If a promotional landing page was built around a specific limited-time offer, plan ahead for what happens to that page and the code pointing to it once the offer expires. Redirecting the same URL to an evergreen version of the page, such as a general product page instead of a dead 'offer expired' message, protects the value of any already-printed material using that code.
This is one of the practical advantages of a static QR code that points to a URL you control: you retain full flexibility over what lives at that destination indefinitely, letting you update the landing page's content over time even though the printed QR code itself never has to change.
Frequently asked questions
Why does a QR code landing page need to load faster than a normal webpage?

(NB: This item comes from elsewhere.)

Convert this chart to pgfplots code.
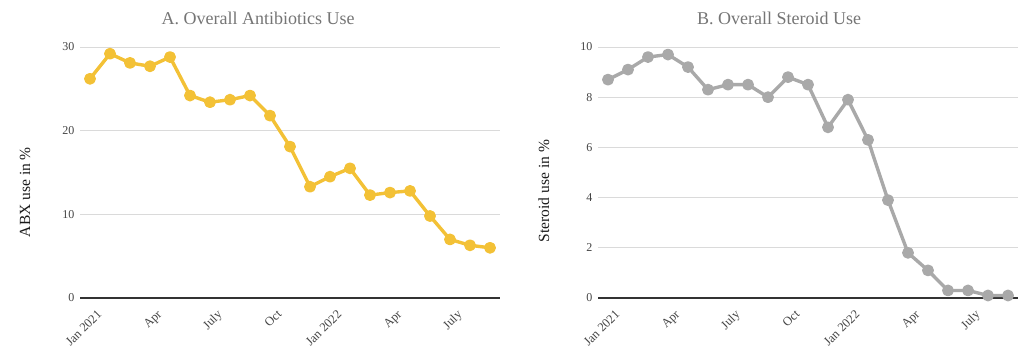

Visitors scanning QR codes are typically standing, walking, or briefly pausing rather than settled in ready to wait, so a slow-loading page loses a meaningful share of visitors before any content even appears. Compressing images and minimizing scripts above the fold helps ensure the page appears almost instantly on mobile data.
Should a QR code always link to my homepage?

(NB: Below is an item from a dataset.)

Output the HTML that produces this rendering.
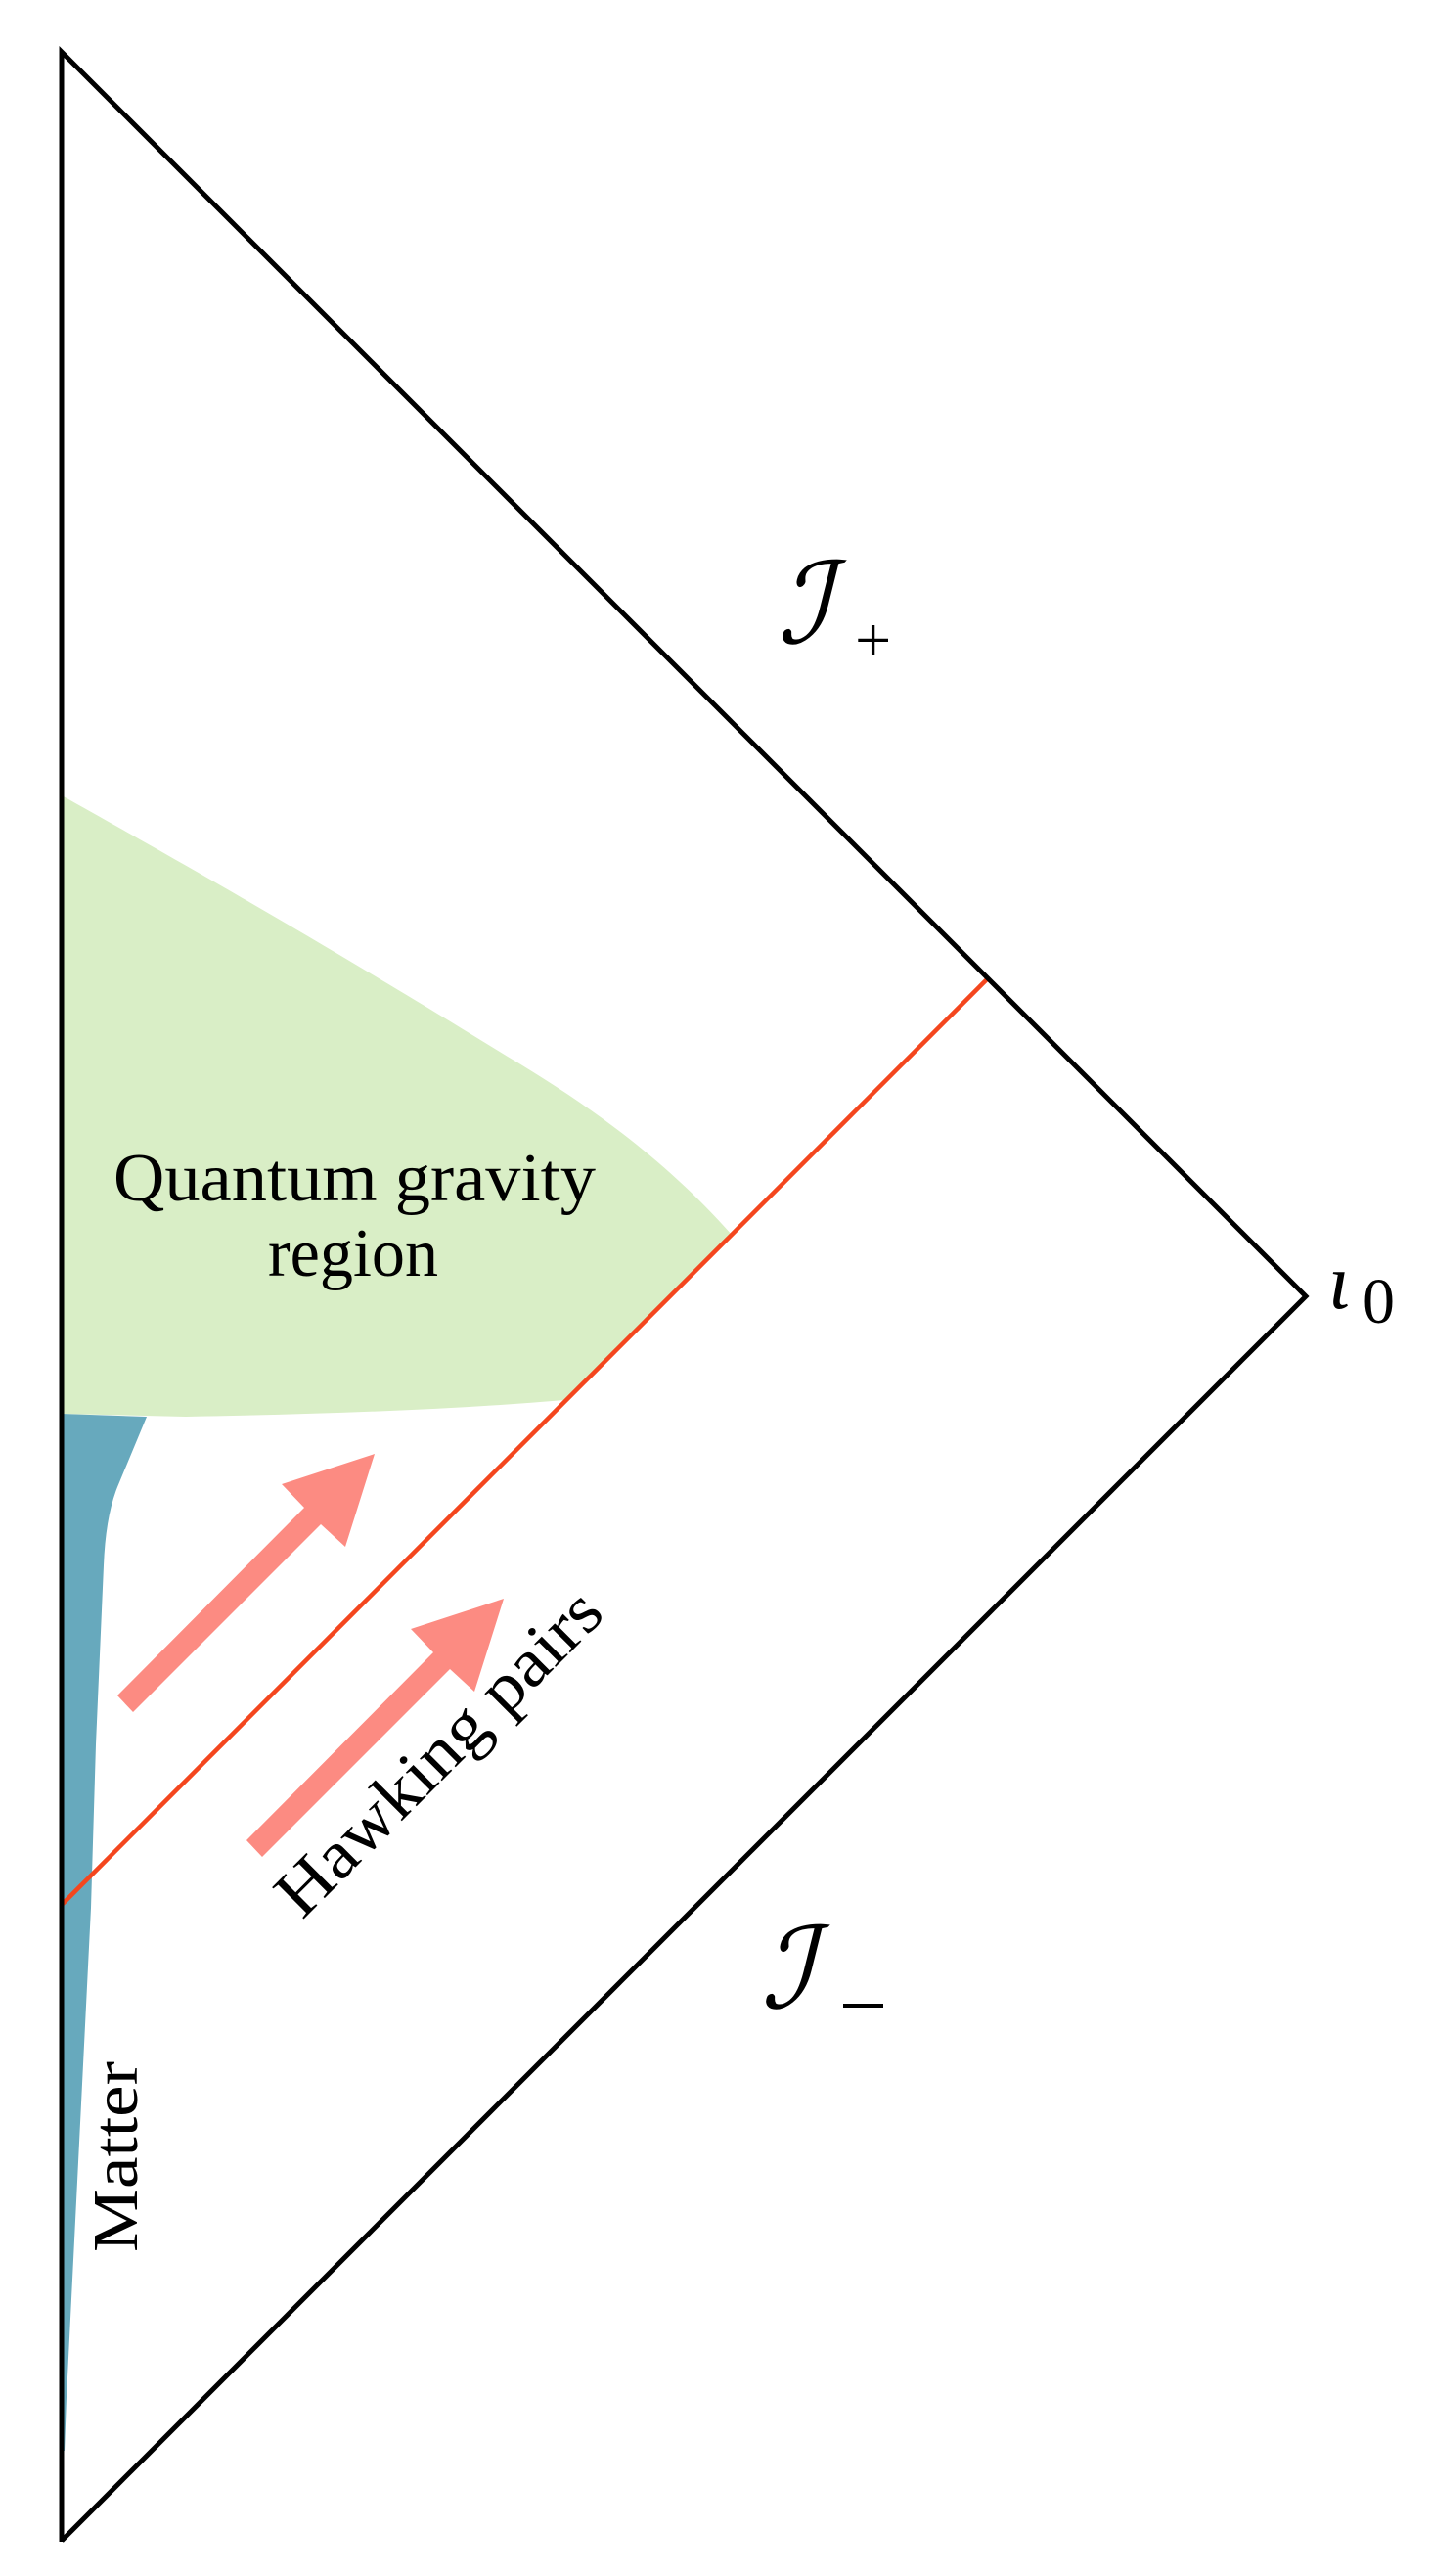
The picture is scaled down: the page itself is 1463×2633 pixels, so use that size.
<!DOCTYPE html>
<html><head><meta charset="utf-8"><style>html,body{margin:0;padding:0;background:#fff}svg{display:block}</style></head>
<body>
<svg width="1463" height="2633" viewBox="0 0 1463 2633" xmlns="http://www.w3.org/2000/svg">
<path d="M63,813 C150,862 300,945 519,1080 C600,1128 680,1185 748,1262 L577,1431 C450,1442 300,1446 190,1448 L63,1445 Z" fill="#d9eec6"/>
<path d="M63,1445 L150,1448 L120,1520 Q108,1550 106,1600 L98,1783 L93,1950 L68,2450 L66,2505 L63,2505 Z" fill="#67a9bd"/>
<line x1="63" y1="1947" x2="1010" y2="1000" stroke="#f4461e" stroke-width="4.5"/>
<g fill="#fc8b82">
<polygon points="120,1733 136,1750 328,1558 353,1581 383,1486 288,1517 311,1541"/>
<polygon points="252,1881 268,1898 460,1706 485,1729 515,1634 420,1665 443,1689"/>
</g>
<polyline points="63,2598 63,53 1335,1325 63,2597" fill="none" stroke="#000" stroke-width="5" stroke-linejoin="miter"/>
<g font-family="Liberation Serif, DejaVu Serif, serif" fill="#000">
<text x="116" y="1227" font-size="70" textLength="493" lengthAdjust="spacingAndGlyphs">Quantum gravity</text>
<text x="274" y="1304" font-size="70" textLength="174" lengthAdjust="spacingAndGlyphs">region</text>
<text transform="translate(309,1963) rotate(-45)" font-size="70" textLength="440" lengthAdjust="spacingAndGlyphs">Hawking pairs</text>
<text transform="translate(140,2302) rotate(-90)" font-size="66" textLength="195" lengthAdjust="spacingAndGlyphs">Matter</text>
<text x="1358" y="1337" font-size="80" font-style="italic">ι</text>
<text x="1393" y="1352" font-size="66">0</text>
<text x="795" y="657" font-size="115" font-style="italic" font-family="DejaVu Serif, serif">ℐ</text>
<text x="874" y="676" font-size="66">+</text>
<text x="778" y="2052" font-size="115" font-style="italic" font-family="DejaVu Serif, serif">ℐ</text>
<rect x="862" y="2048" width="41" height="4"/>
</g>
</svg>
</body></html>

Generally no. A dedicated landing page that matches the specific context where the code will be encountered, such as a menu page for a restaurant table tent or a product page for packaging, converts better than a generic homepage built to serve many unrelated visitor intents at once.
What's the most important design element for a QR code landing page?
A single, clearly visible primary call to action placed above the fold, since a scanning visitor may not scroll and shouldn't have to search for what to do next. Competing calls to action dilute attention on the already limited space of a mobile screen.
How do I test whether my QR code landing page actually works well?
Print or display the real QR code and scan it yourself with your own phone in the actual lighting and location where it will be used, then follow the full journey through to completing the intended action, rather than only reviewing the landing page in isolation on a desktop browser.